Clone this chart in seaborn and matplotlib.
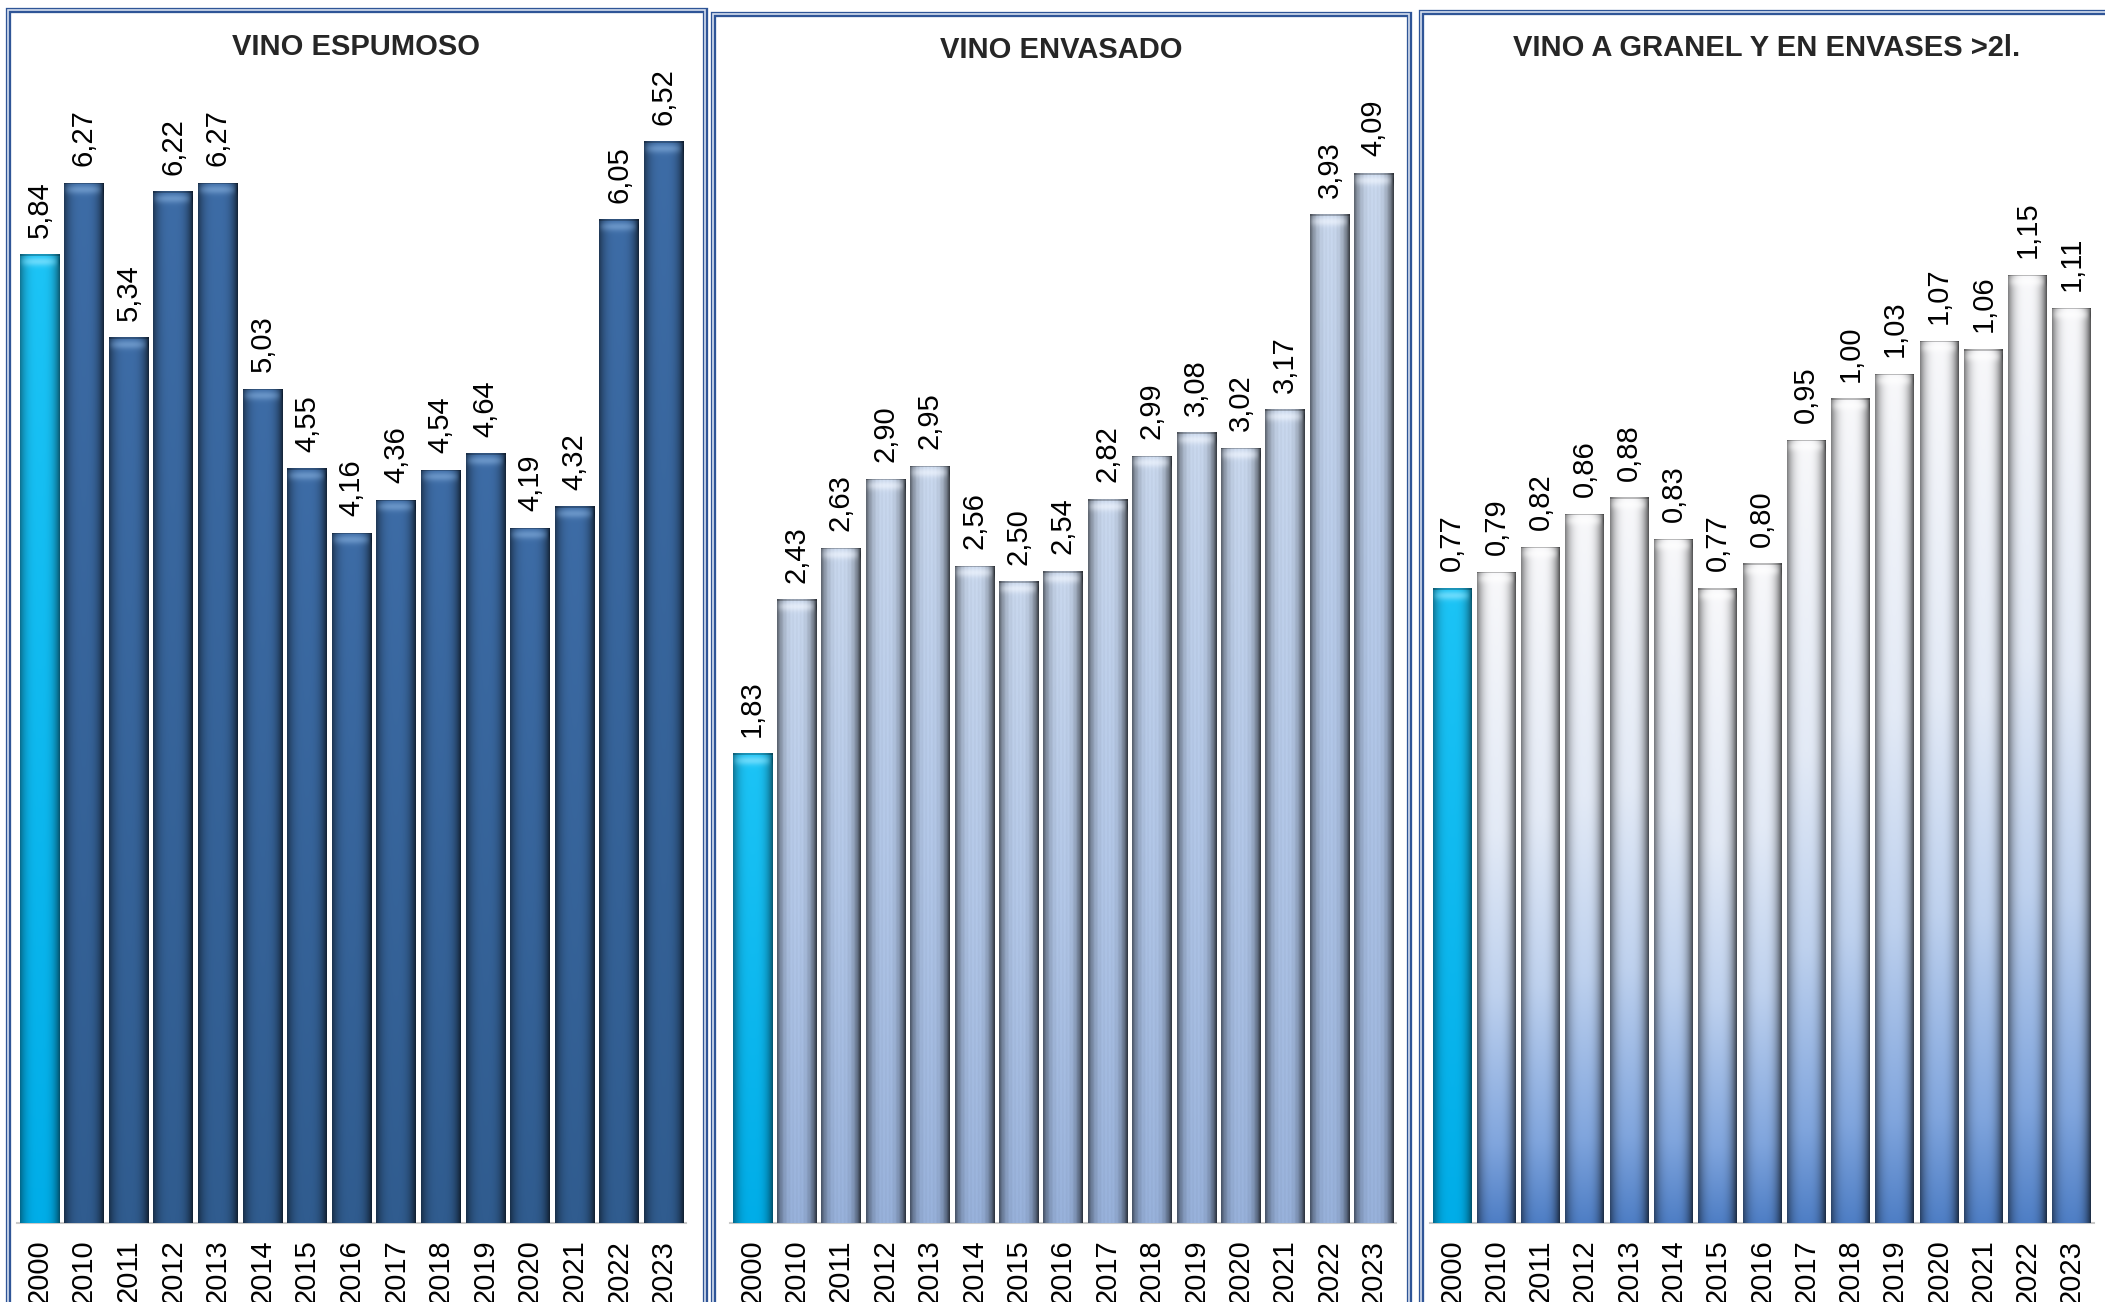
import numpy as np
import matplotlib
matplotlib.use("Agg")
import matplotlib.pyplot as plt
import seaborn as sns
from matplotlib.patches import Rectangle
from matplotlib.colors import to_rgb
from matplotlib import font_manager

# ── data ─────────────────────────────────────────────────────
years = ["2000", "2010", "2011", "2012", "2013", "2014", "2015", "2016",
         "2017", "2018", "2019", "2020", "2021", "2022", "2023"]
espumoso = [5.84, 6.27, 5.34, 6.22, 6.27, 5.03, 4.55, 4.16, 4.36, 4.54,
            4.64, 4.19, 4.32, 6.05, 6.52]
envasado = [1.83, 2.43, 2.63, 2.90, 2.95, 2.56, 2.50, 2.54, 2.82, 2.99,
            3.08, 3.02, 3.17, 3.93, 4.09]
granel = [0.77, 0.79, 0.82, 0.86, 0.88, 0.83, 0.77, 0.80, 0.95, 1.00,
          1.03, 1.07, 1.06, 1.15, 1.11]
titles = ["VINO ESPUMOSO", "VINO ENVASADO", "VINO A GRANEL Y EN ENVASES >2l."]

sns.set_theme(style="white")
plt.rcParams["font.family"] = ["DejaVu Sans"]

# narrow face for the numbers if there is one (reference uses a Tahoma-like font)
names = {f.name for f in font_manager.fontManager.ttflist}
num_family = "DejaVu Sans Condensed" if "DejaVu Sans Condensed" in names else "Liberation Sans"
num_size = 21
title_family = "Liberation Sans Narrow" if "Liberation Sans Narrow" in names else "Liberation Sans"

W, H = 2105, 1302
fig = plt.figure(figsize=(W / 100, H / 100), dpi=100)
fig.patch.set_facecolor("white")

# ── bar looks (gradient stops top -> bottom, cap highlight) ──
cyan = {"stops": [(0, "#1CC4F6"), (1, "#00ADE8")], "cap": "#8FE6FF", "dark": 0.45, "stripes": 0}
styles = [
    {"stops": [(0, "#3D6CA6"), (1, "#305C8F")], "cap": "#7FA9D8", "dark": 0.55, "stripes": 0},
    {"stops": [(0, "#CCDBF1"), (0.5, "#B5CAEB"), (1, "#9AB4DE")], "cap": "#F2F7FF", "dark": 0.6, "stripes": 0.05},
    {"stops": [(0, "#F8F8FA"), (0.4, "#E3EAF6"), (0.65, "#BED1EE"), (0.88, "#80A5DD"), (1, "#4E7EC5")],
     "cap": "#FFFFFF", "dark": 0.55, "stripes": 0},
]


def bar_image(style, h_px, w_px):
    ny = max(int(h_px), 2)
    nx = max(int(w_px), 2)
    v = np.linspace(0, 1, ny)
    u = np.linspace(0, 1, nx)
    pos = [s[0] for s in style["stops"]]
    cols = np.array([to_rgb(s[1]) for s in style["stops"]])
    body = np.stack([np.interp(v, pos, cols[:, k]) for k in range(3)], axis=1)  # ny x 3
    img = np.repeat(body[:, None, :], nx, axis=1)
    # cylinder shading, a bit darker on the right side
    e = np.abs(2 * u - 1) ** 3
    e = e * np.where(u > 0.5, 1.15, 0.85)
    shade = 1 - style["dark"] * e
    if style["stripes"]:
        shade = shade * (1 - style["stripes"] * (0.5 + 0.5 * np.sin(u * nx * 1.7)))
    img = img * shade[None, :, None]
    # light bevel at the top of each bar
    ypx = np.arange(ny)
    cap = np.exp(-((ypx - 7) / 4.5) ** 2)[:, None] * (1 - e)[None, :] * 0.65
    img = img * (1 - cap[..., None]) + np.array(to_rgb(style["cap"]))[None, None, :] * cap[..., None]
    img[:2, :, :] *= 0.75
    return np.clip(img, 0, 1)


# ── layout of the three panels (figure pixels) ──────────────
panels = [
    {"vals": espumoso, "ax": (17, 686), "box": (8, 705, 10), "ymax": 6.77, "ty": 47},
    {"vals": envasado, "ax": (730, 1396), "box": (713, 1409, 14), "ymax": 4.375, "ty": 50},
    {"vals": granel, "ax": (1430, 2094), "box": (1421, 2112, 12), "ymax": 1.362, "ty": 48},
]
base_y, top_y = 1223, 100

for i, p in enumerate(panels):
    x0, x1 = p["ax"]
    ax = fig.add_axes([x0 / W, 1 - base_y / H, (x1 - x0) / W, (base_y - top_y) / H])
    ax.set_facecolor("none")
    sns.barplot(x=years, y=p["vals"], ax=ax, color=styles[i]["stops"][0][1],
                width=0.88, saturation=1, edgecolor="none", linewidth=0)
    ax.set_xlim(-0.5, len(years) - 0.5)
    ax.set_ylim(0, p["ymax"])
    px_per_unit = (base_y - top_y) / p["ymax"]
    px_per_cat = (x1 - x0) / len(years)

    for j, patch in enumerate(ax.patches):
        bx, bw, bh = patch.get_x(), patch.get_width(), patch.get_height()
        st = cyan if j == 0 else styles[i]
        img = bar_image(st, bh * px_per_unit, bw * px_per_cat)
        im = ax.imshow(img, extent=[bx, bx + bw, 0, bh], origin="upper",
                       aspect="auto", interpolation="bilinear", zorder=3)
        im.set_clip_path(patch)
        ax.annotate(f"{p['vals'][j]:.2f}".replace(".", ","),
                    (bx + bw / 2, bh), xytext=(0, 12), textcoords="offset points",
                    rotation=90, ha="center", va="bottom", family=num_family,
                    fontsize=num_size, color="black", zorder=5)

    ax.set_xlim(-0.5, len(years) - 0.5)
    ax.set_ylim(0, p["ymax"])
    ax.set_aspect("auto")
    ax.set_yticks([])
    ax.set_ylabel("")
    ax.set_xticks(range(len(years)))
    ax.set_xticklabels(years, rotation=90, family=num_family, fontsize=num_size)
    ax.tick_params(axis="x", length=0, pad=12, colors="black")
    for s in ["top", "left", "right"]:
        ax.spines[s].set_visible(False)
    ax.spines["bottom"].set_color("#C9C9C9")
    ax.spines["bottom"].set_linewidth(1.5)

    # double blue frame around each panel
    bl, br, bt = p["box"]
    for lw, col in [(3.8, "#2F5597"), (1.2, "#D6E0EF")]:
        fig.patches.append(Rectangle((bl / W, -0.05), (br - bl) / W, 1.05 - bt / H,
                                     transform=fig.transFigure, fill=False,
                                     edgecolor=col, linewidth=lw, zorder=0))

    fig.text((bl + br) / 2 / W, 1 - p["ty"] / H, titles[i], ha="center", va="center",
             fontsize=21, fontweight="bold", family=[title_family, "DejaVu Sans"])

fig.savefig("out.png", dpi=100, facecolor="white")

What you are asked to do:
Retype the listing exactly. Pictures do not belong in the copy.

Completed task:
Clone this chart in seaborn and matplotlib.
import numpy as np
import matplotlib
matplotlib.use("Agg")
import matplotlib.pyplot as plt
import seaborn as sns
from matplotlib.patches import Rectangle
from matplotlib.colors import to_rgb
from matplotlib import font_manager

# ── data ─────────────────────────────────────────────────────
years = ["2000", "2010", "2011", "2012", "2013", "2014", "2015", "2016",
         "2017", "2018", "2019", "2020", "2021", "2022", "2023"]
espumoso = [5.84, 6.27, 5.34, 6.22, 6.27, 5.03, 4.55, 4.16, 4.36, 4.54,
            4.64, 4.19, 4.32, 6.05, 6.52]
envasado = [1.83, 2.43, 2.63, 2.90, 2.95, 2.56, 2.50, 2.54, 2.82, 2.99,
            3.08, 3.02, 3.17, 3.93, 4.09]
granel = [0.77, 0.79, 0.82, 0.86, 0.88, 0.83, 0.77, 0.80, 0.95, 1.00,
          1.03, 1.07, 1.06, 1.15, 1.11]
titles = ["VINO ESPUMOSO", "VINO ENVASADO", "VINO A GRANEL Y EN ENVASES >2l."]

sns.set_theme(style="white")
plt.rcParams["font.family"] = ["DejaVu Sans"]

# narrow face for the numbers if there is one (reference uses a Tahoma-like font)
names = {f.name for f in font_manager.fontManager.ttflist}
num_family = "DejaVu Sans Condensed" if "DejaVu Sans Condensed" in names else "Liberation Sans"
num_size = 21
title_family = "Liberation Sans Narrow" if "Liberation Sans Narrow" in names else "Liberation Sans"

W, H = 2105, 1302
fig = plt.figure(figsize=(W / 100, H / 100), dpi=100)
fig.patch.set_facecolor("white")

# ── bar looks (gradient stops top -> bottom, cap highlight) ──
cyan = {"stops": [(0, "#1CC4F6"), (1, "#00ADE8")], "cap": "#8FE6FF", "dark": 0.45, "stripes": 0}
styles = [
    {"stops": [(0, "#3D6CA6"), (1, "#305C8F")], "cap": "#7FA9D8", "dark": 0.55, "stripes": 0},
    {"stops": [(0, "#CCDBF1"), (0.5, "#B5CAEB"), (1, "#9AB4DE")], "cap": "#F2F7FF", "dark": 0.6, "stripes": 0.05},
    {"stops": [(0, "#F8F8FA"), (0.4, "#E3EAF6"), (0.65, "#BED1EE"), (0.88, "#80A5DD"), (1, "#4E7EC5")],
     "cap": "#FFFFFF", "dark": 0.55, "stripes": 0},
]


def bar_image(style, h_px, w_px):
    ny = max(int(h_px), 2)
    nx = max(int(w_px), 2)
    v = np.linspace(0, 1, ny)
    u = np.linspace(0, 1, nx)
    pos = [s[0] for s in style["stops"]]
    cols = np.array([to_rgb(s[1]) for s in style["stops"]])
    body = np.stack([np.interp(v, pos, cols[:, k]) for k in range(3)], axis=1)  # ny x 3
    img = np.repeat(body[:, None, :], nx, axis=1)
    # cylinder shading, a bit darker on the right side
    e = np.abs(2 * u - 1) ** 3
    e = e * np.where(u > 0.5, 1.15, 0.85)
    shade = 1 - style["dark"] * e
    if style["stripes"]:
        shade = shade * (1 - style["stripes"] * (0.5 + 0.5 * np.sin(u * nx * 1.7)))
    img = img * shade[None, :, None]
    # light bevel at the top of each bar
    ypx = np.arange(ny)
    cap = np.exp(-((ypx - 7) / 4.5) ** 2)[:, None] * (1 - e)[None, :] * 0.65
    img = img * (1 - cap[..., None]) + np.array(to_rgb(style["cap"]))[None, None, :] * cap[..., None]
    img[:2, :, :] *= 0.75
    return np.clip(img, 0, 1)


# ── layout of the three panels (figure pixels) ──────────────
panels = [
    {"vals": espumoso, "ax": (17, 686), "box": (8, 705, 10), "ymax": 6.77, "ty": 47},
    {"vals": envasado, "ax": (730, 1396), "box": (713, 1409, 14), "ymax": 4.375, "ty": 50},
    {"vals": granel, "ax": (1430, 2094), "box": (1421, 2112, 12), "ymax": 1.362, "ty": 48},
]
base_y, top_y = 1223, 100

for i, p in enumerate(panels):
    x0, x1 = p["ax"]
    ax = fig.add_axes([x0 / W, 1 - base_y / H, (x1 - x0) / W, (base_y - top_y) / H])
    ax.set_facecolor("none")
    sns.barplot(x=years, y=p["vals"], ax=ax, color=styles[i]["stops"][0][1],
                width=0.88, saturation=1, edgecolor="none", linewidth=0)
    ax.set_xlim(-0.5, len(years) - 0.5)
    ax.set_ylim(0, p["ymax"])
    px_per_unit = (base_y - top_y) / p["ymax"]
    px_per_cat = (x1 - x0) / len(years)

    for j, patch in enumerate(ax.patches):
        bx, bw, bh = patch.get_x(), patch.get_width(), patch.get_height()
        st = cyan if j == 0 else styles[i]
        img = bar_image(st, bh * px_per_unit, bw * px_per_cat)
        im = ax.imshow(img, extent=[bx, bx + bw, 0, bh], origin="upper",
                       aspect="auto", interpolation="bilinear", zorder=3)
        im.set_clip_path(patch)
        ax.annotate(f"{p['vals'][j]:.2f}".replace(".", ","),
                    (bx + bw / 2, bh), xytext=(0, 12), textcoords="offset points",
                    rotation=90, ha="center", va="bottom", family=num_family,
                    fontsize=num_size, color="black", zorder=5)

    ax.set_xlim(-0.5, len(years) - 0.5)
    ax.set_ylim(0, p["ymax"])
    ax.set_aspect("auto")
    ax.set_yticks([])
    ax.set_ylabel("")
    ax.set_xticks(range(len(years)))
    ax.set_xticklabels(years, rotation=90, family=num_family, fontsize=num_size)
    ax.tick_params(axis="x", length=0, pad=12, colors="black")
    for s in ["top", "left", "right"]:
        ax.spines[s].set_visible(False)
    ax.spines["bottom"].set_color("#C9C9C9")
    ax.spines["bottom"].set_linewidth(1.5)

    # double blue frame around each panel
    bl, br, bt = p["box"]
    for lw, col in [(3.8, "#2F5597"), (1.2, "#D6E0EF")]:
        fig.patches.append(Rectangle((bl / W, -0.05), (br - bl) / W, 1.05 - bt / H,
                                     transform=fig.transFigure, fill=False,
                                     edgecolor=col, linewidth=lw, zorder=0))

    fig.text((bl + br) / 2 / W, 1 - p["ty"] / H, titles[i], ha="center", va="center",
             fontsize=21, fontweight="bold", family=[title_family, "DejaVu Sans"])

fig.savefig("out.png", dpi=100, facecolor="white")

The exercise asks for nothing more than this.